La Vie de Charles XII est le premier morceau d’histoire que Voltaire ait publié[1]. Le style, aussi rapide que les exploits du héros, entraîne dans une suite non interrompue d’expéditions brillantes, d’anecdotes singulières, d’événements romanesques qui ne laissent reposer ni la curiosité ni l’intérêt. Rarement quelques réflexions viennent interrompre le récit : l’auteur s’est oublié lui-même pour faire agir ses personnages. Il semble qu’il ne fasse que raconter ce qu’il vient d’apprendre sur son héros.
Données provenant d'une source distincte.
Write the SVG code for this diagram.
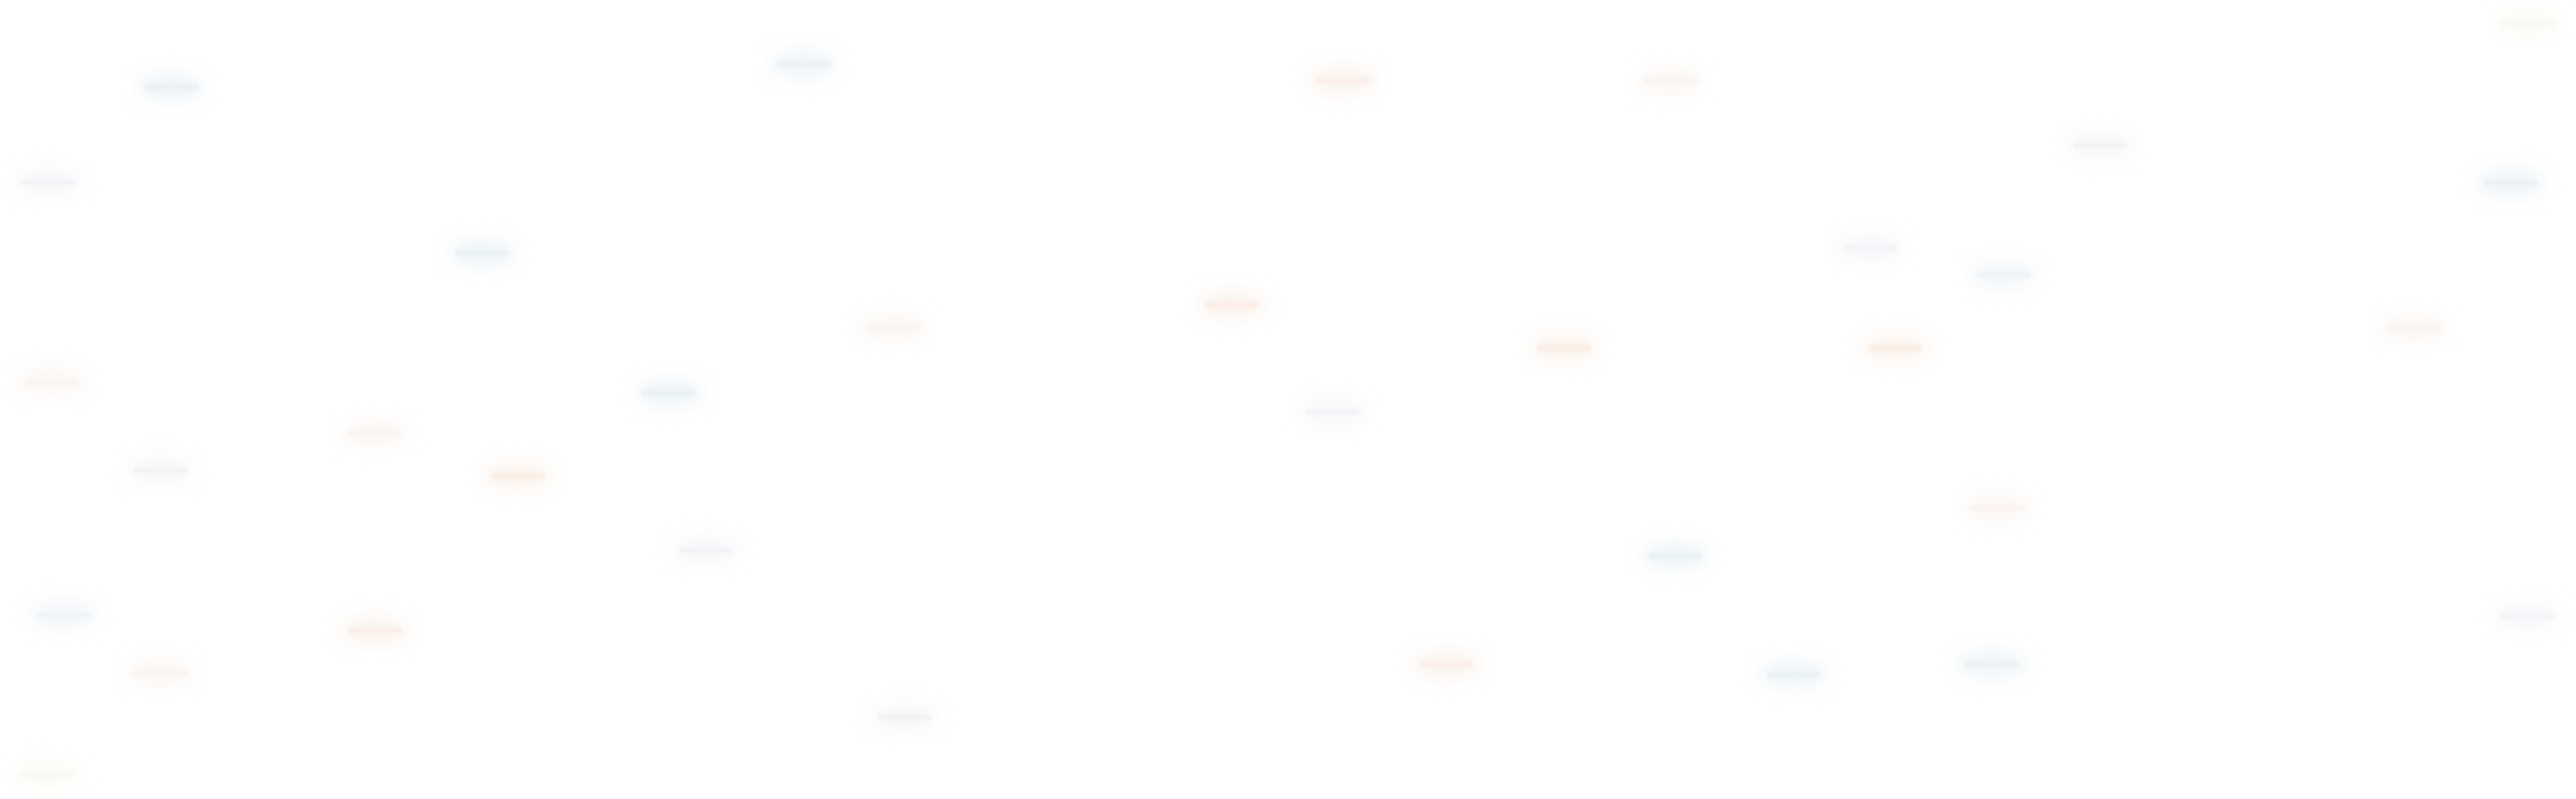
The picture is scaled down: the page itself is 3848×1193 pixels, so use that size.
<svg xmlns="http://www.w3.org/2000/svg" width="3848" height="1193" viewBox="0 0 3848 1193">
<defs>
<filter id="haze" x="-60%" y="-100%" width="220%" height="300%"><feGaussianBlur stdDeviation="9"/></filter>
<filter id="mist" x="-40%" y="-100%" width="180%" height="300%"><feGaussianBlur stdDeviation="4"/></filter>
<filter id="bar" x="-20%" y="-150%" width="140%" height="400%"><feGaussianBlur stdDeviation="1.6"/></filter>
</defs>
<style>
.halo{stroke:none}
.mid{stroke:none}
.bar{stroke:none}
.b1 .halo{fill:#f7f9fb}.b1 .mid{fill:#f2f6f9}.b1 .bar{fill:#ebf2f6}
.b2 .halo{fill:#f9fafc}.b2 .mid{fill:#f4f8fa}.b2 .bar{fill:#eef4f7}
.b3 .halo{fill:#fbfbfc}.b3 .mid{fill:#f8f9fa}.b3 .bar{fill:#f2f4f7}
.o1 .halo{fill:#fdf9f6}.o1 .mid{fill:#fcf4ef}.o1 .bar{fill:#fbefe8}
.o2 .halo{fill:#fdfbf9}.o2 .mid{fill:#fcf8f5}.o2 .bar{fill:#fbf4f0}
.g .halo{fill:#fcfbfb}.g .mid{fill:#f9f8f8}.g .bar{fill:#f3f3f3}
.y .halo{fill:#fdfdfa}.y .mid{fill:#fcfbf7}.y .bar{fill:#f9f8f1}
</style>
<rect width="3848" height="1193" fill="#ffffff"/>
<g id="connectors"></g>
<g id="blobs">
<g id="n1" class="b1" transform="translate(256,130)"><ellipse class="halo" rx="55" ry="28" filter="url(#haze)"/><ellipse class="mid" rx="40" ry="15" filter="url(#mist)"/><rect class="bar" x="-40" y="-5" width="80" height="10" rx="5" filter="url(#bar)"/></g>
<g id="n2" class="b1" transform="translate(1200,96)"><ellipse class="halo" rx="55" ry="28" filter="url(#haze)"/><ellipse class="mid" rx="40" ry="15" filter="url(#mist)"/><rect class="bar" x="-40" y="-5" width="80" height="10" rx="5" filter="url(#bar)"/></g>
<g id="n3" class="o1" transform="translate(2005,120)"><ellipse class="halo" rx="55" ry="28" filter="url(#haze)"/><ellipse class="mid" rx="40" ry="15" filter="url(#mist)"/><rect class="bar" x="-40" y="-4" width="80" height="8" rx="4" filter="url(#bar)"/></g>
<g id="n4" class="o2" transform="translate(2496,121)"><ellipse class="halo" rx="55" ry="28" filter="url(#haze)"/><ellipse class="mid" rx="40" ry="15" filter="url(#mist)"/><rect class="bar" x="-40" y="-4" width="80" height="8" rx="4" filter="url(#bar)"/></g>
<g id="n5" class="g" transform="translate(3137,217)"><ellipse class="halo" rx="55" ry="28" filter="url(#haze)"/><ellipse class="mid" rx="40" ry="15" filter="url(#mist)"/><rect class="bar" x="-40" y="-4" width="80" height="8" rx="4" filter="url(#bar)"/></g>
<g id="n6" class="b1" transform="translate(3750,273)"><ellipse class="halo" rx="55" ry="28" filter="url(#haze)"/><ellipse class="mid" rx="40" ry="15" filter="url(#mist)"/><rect class="bar" x="-40" y="-4" width="80" height="8" rx="4" filter="url(#bar)"/></g>
<g id="n7" class="y" transform="translate(3776,34)"><ellipse class="halo" rx="55" ry="28" filter="url(#haze)"/><ellipse class="mid" rx="40" ry="15" filter="url(#mist)"/><rect class="bar" x="-40" y="-4" width="80" height="8" rx="4" filter="url(#bar)"/></g>
<g id="n8" class="b3" transform="translate(73,272)"><ellipse class="halo" rx="55" ry="28" filter="url(#haze)"/><ellipse class="mid" rx="40" ry="15" filter="url(#mist)"/><rect class="bar" x="-40" y="-4" width="80" height="8" rx="4" filter="url(#bar)"/></g>
<g id="n9" class="b1" transform="translate(720,378)"><ellipse class="halo" rx="55" ry="28" filter="url(#haze)"/><ellipse class="mid" rx="40" ry="15" filter="url(#mist)"/><rect class="bar" x="-40" y="-5" width="80" height="10" rx="5" filter="url(#bar)"/></g>
<g id="n10" class="o1" transform="translate(1840,455)"><ellipse class="halo" rx="55" ry="28" filter="url(#haze)"/><ellipse class="mid" rx="40" ry="15" filter="url(#mist)"/><rect class="bar" x="-40" y="-5" width="80" height="10" rx="5" filter="url(#bar)"/></g>
<g id="n11" class="o2" transform="translate(1334,489)"><ellipse class="halo" rx="55" ry="28" filter="url(#haze)"/><ellipse class="mid" rx="40" ry="15" filter="url(#mist)"/><rect class="bar" x="-40" y="-4" width="80" height="8" rx="4" filter="url(#bar)"/></g>
<g id="n12" class="b3" transform="translate(2793,370)"><ellipse class="halo" rx="55" ry="28" filter="url(#haze)"/><ellipse class="mid" rx="40" ry="15" filter="url(#mist)"/><rect class="bar" x="-40" y="-4" width="80" height="8" rx="4" filter="url(#bar)"/></g>
<g id="n13" class="b2" transform="translate(2992,410)"><ellipse class="halo" rx="55" ry="28" filter="url(#haze)"/><ellipse class="mid" rx="40" ry="15" filter="url(#mist)"/><rect class="bar" x="-40" y="-4" width="80" height="8" rx="4" filter="url(#bar)"/></g>
<g id="n14" class="o1" transform="translate(2336,519)"><ellipse class="halo" rx="55" ry="28" filter="url(#haze)"/><ellipse class="mid" rx="40" ry="15" filter="url(#mist)"/><rect class="bar" x="-40" y="-5" width="80" height="10" rx="5" filter="url(#bar)"/></g>
<g id="n15" class="o1" transform="translate(2831,520)"><ellipse class="halo" rx="55" ry="28" filter="url(#haze)"/><ellipse class="mid" rx="40" ry="15" filter="url(#mist)"/><rect class="bar" x="-40" y="-5" width="80" height="10" rx="5" filter="url(#bar)"/></g>
<g id="n16" class="o2" transform="translate(3606,490)"><ellipse class="halo" rx="55" ry="28" filter="url(#haze)"/><ellipse class="mid" rx="40" ry="15" filter="url(#mist)"/><rect class="bar" x="-40" y="-4" width="80" height="8" rx="4" filter="url(#bar)"/></g>
<g id="n17" class="o2" transform="translate(77,570)"><ellipse class="halo" rx="55" ry="28" filter="url(#haze)"/><ellipse class="mid" rx="40" ry="15" filter="url(#mist)"/><rect class="bar" x="-40" y="-4" width="80" height="8" rx="4" filter="url(#bar)"/></g>
<g id="n18" class="b1" transform="translate(999,587)"><ellipse class="halo" rx="55" ry="28" filter="url(#haze)"/><ellipse class="mid" rx="40" ry="15" filter="url(#mist)"/><rect class="bar" x="-40" y="-5" width="80" height="10" rx="5" filter="url(#bar)"/></g>
<g id="n19" class="b3" transform="translate(1991,615)"><ellipse class="halo" rx="55" ry="28" filter="url(#haze)"/><ellipse class="mid" rx="40" ry="15" filter="url(#mist)"/><rect class="bar" x="-40" y="-4" width="80" height="8" rx="4" filter="url(#bar)"/></g>
<g id="n20" class="o2" transform="translate(560,647)"><ellipse class="halo" rx="55" ry="28" filter="url(#haze)"/><ellipse class="mid" rx="40" ry="15" filter="url(#mist)"/><rect class="bar" x="-40" y="-4" width="80" height="8" rx="4" filter="url(#bar)"/></g>
<g id="n21" class="g" transform="translate(240,702)"><ellipse class="halo" rx="55" ry="28" filter="url(#haze)"/><ellipse class="mid" rx="40" ry="15" filter="url(#mist)"/><rect class="bar" x="-40" y="-4" width="80" height="8" rx="4" filter="url(#bar)"/></g>
<g id="n22" class="o1" transform="translate(774,711)"><ellipse class="halo" rx="55" ry="28" filter="url(#haze)"/><ellipse class="mid" rx="40" ry="15" filter="url(#mist)"/><rect class="bar" x="-40" y="-5" width="80" height="10" rx="5" filter="url(#bar)"/></g>
<g id="n23" class="o2" transform="translate(2983,758)"><ellipse class="halo" rx="55" ry="28" filter="url(#haze)"/><ellipse class="mid" rx="40" ry="15" filter="url(#mist)"/><rect class="bar" x="-40" y="-4" width="80" height="8" rx="4" filter="url(#bar)"/></g>
<g id="n24" class="b3" transform="translate(1054,822)"><ellipse class="halo" rx="55" ry="28" filter="url(#haze)"/><ellipse class="mid" rx="40" ry="15" filter="url(#mist)"/><rect class="bar" x="-40" y="-4" width="80" height="8" rx="4" filter="url(#bar)"/></g>
<g id="n25" class="b1" transform="translate(2502,830)"><ellipse class="halo" rx="55" ry="28" filter="url(#haze)"/><ellipse class="mid" rx="40" ry="15" filter="url(#mist)"/><rect class="bar" x="-40" y="-5" width="80" height="10" rx="5" filter="url(#bar)"/></g>
<g id="n26" class="b2" transform="translate(95,918)"><ellipse class="halo" rx="55" ry="28" filter="url(#haze)"/><ellipse class="mid" rx="40" ry="15" filter="url(#mist)"/><rect class="bar" x="-40" y="-4" width="80" height="8" rx="4" filter="url(#bar)"/></g>
<g id="n27" class="o1" transform="translate(560,942)"><ellipse class="halo" rx="55" ry="28" filter="url(#haze)"/><ellipse class="mid" rx="40" ry="15" filter="url(#mist)"/><rect class="bar" x="-40" y="-4" width="80" height="8" rx="4" filter="url(#bar)"/></g>
<g id="n28" class="b3" transform="translate(3775,920)"><ellipse class="halo" rx="55" ry="28" filter="url(#haze)"/><ellipse class="mid" rx="40" ry="15" filter="url(#mist)"/><rect class="bar" x="-40" y="-4" width="80" height="8" rx="4" filter="url(#bar)"/></g>
<g id="n29" class="o2" transform="translate(240,1005)"><ellipse class="halo" rx="55" ry="28" filter="url(#haze)"/><ellipse class="mid" rx="40" ry="15" filter="url(#mist)"/><rect class="bar" x="-40" y="-4" width="80" height="8" rx="4" filter="url(#bar)"/></g>
<g id="n30" class="o1" transform="translate(2160,992)"><ellipse class="halo" rx="55" ry="28" filter="url(#haze)"/><ellipse class="mid" rx="40" ry="15" filter="url(#mist)"/><rect class="bar" x="-40" y="-4" width="80" height="8" rx="4" filter="url(#bar)"/></g>
<g id="n31" class="b1" transform="translate(2679,1007)"><ellipse class="halo" rx="55" ry="28" filter="url(#haze)"/><ellipse class="mid" rx="40" ry="15" filter="url(#mist)"/><rect class="bar" x="-40" y="-5" width="80" height="10" rx="5" filter="url(#bar)"/></g>
<g id="n32" class="b1" transform="translate(2975,992)"><ellipse class="halo" rx="55" ry="28" filter="url(#haze)"/><ellipse class="mid" rx="40" ry="15" filter="url(#mist)"/><rect class="bar" x="-40" y="-5" width="80" height="10" rx="5" filter="url(#bar)"/></g>
<g id="n33" class="g" transform="translate(1351,1071)"><ellipse class="halo" rx="55" ry="28" filter="url(#haze)"/><ellipse class="mid" rx="40" ry="15" filter="url(#mist)"/><rect class="bar" x="-40" y="-4" width="80" height="8" rx="4" filter="url(#bar)"/></g>
<g id="n34" class="y" transform="translate(70,1156)"><ellipse class="halo" rx="55" ry="28" filter="url(#haze)"/><ellipse class="mid" rx="40" ry="15" filter="url(#mist)"/><rect class="bar" x="-40" y="-4" width="80" height="8" rx="4" filter="url(#bar)"/></g>
</g>
</svg>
Il n’est question que de combats, de projets militaires ; et cependant on y aperçoit partout l’esprit d’un philosophe, et l’âme d’un défenseur de l’humanité.

Voltaire n’avait écrit que sur des mémoires originaux fournis par les témoins mêmes des événements ; et son exactitude a eu pour garant le témoignage respectable de Stanislas[2], l’ami, le compagnon, la victime de Charles XII.
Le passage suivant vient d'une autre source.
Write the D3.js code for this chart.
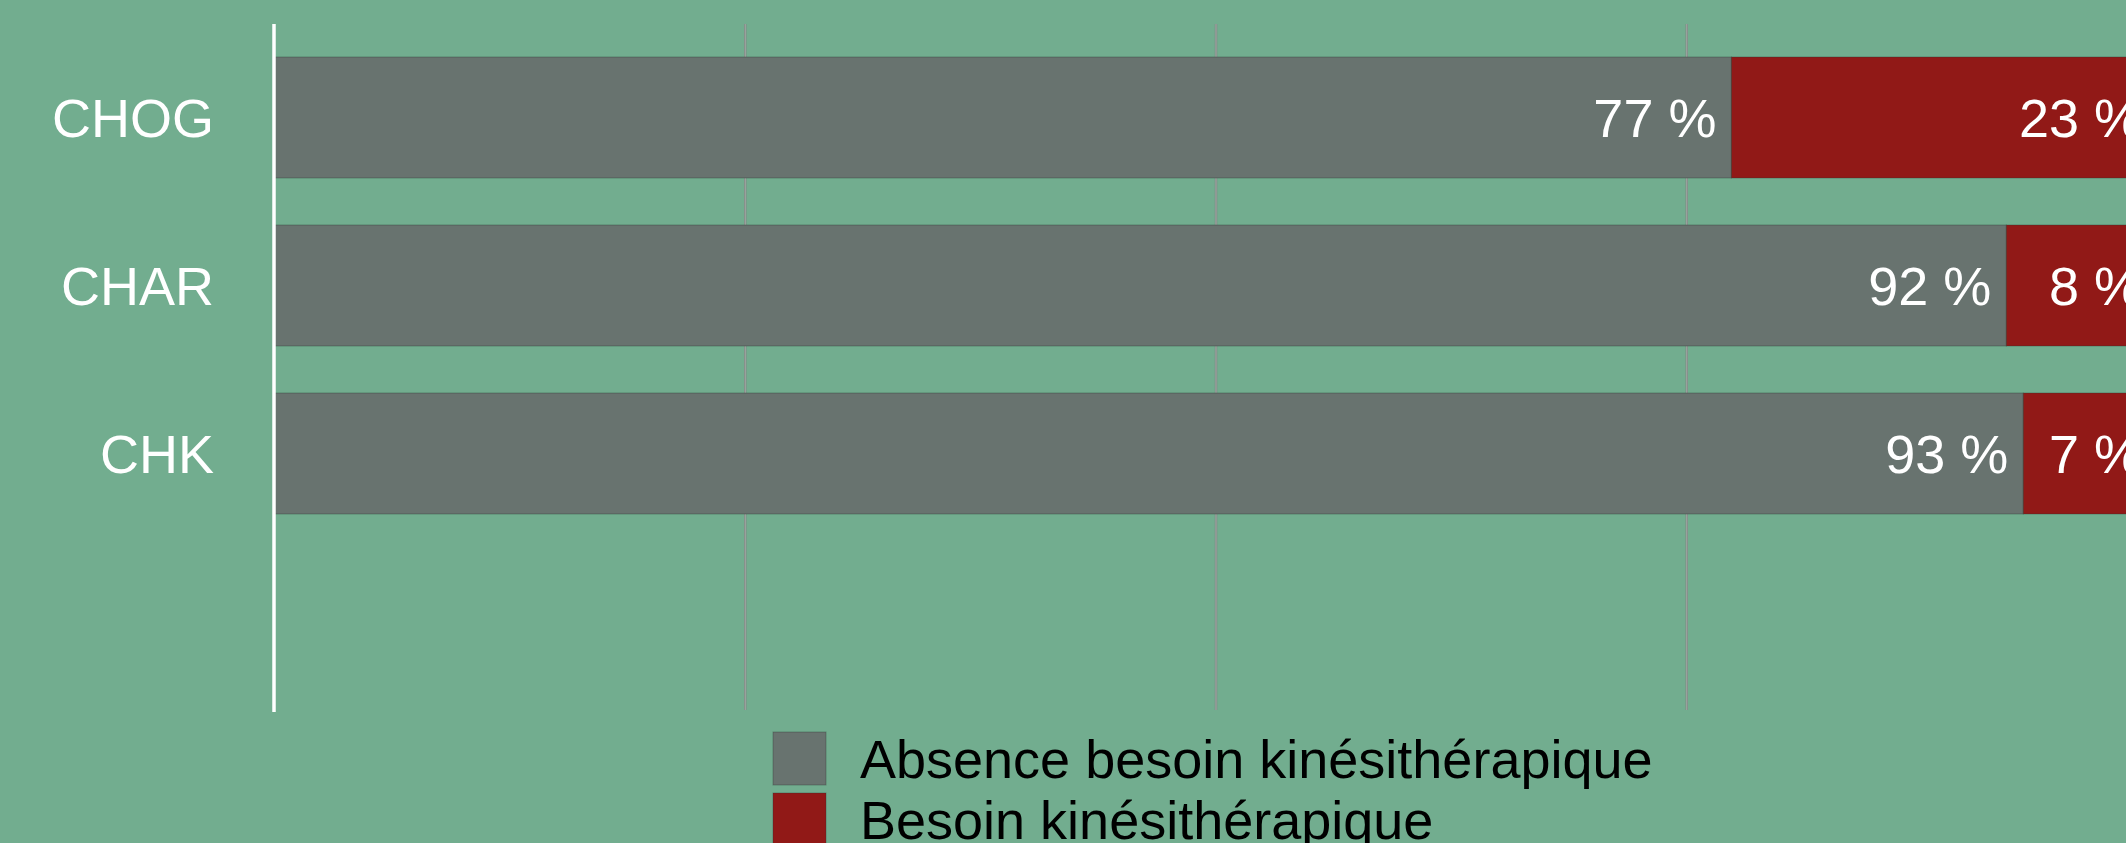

Cependant on accusa cette histoire de n’être qu’un roman, parce qu’elle en avait tout l’intérêt. Si peut-être jamais aucun homme n’excita autant d’enthousiasme, jamais peut-être personne ne fut traité avec moins d’indulgence que Voltaire. Comme en France la réputation d’esprit est de toutes la plus enviée, et qu’il était impossible que la sienne en ce genre n’effaçât toutes les autres, on s’acharnait à lui contester tout le reste ; et la prétention à l’esprit étant au moins aussi inquiète dans les autres classes que dans celle des gens de lettres, il avait presque autant de jaloux que de lecteurs.

C’était en vain que Voltaire avait cru que la retraite de Cirey le déroberait à la haine : il n’avait caché que sa personne, et sa gloire importunait encore ses ennemis. Un libelle où l’on calomniait sa vie entière vint troubler son repos. On le traitait comme un prince ou comme un ministre, parce qu’il excitait autant d’envie. L’auteur de ce libelle[3] était cet abbé Desfontaines qui devait à Voltaire la liberté, et peut-être la vie. Accusé d’un vice honteux, que la superstition a mis au rang des crimes, il avait été emprisonné dans un temps où, par une atroce et ridicule politique, on croyait très à propos de brûler quelques hommes, afin d’en dégoûter un autre de ce vice[4] pour lequel on le soupçonnait faussement de montrer quelque penchant.

  1. Ainsi que nous l’avons dit page 215, cette Histoire parut en 1731.
  2. Voyez ce témoignage, tome XVI, pages 142-144 ; voyez aussi tome XL, page 147.
  3. Intitulé la Voltairomanie ; voyez ce qui en est dit tome XXIII, page 59.
  4. Voyez la note de Voltaire, tome XVII, page 183.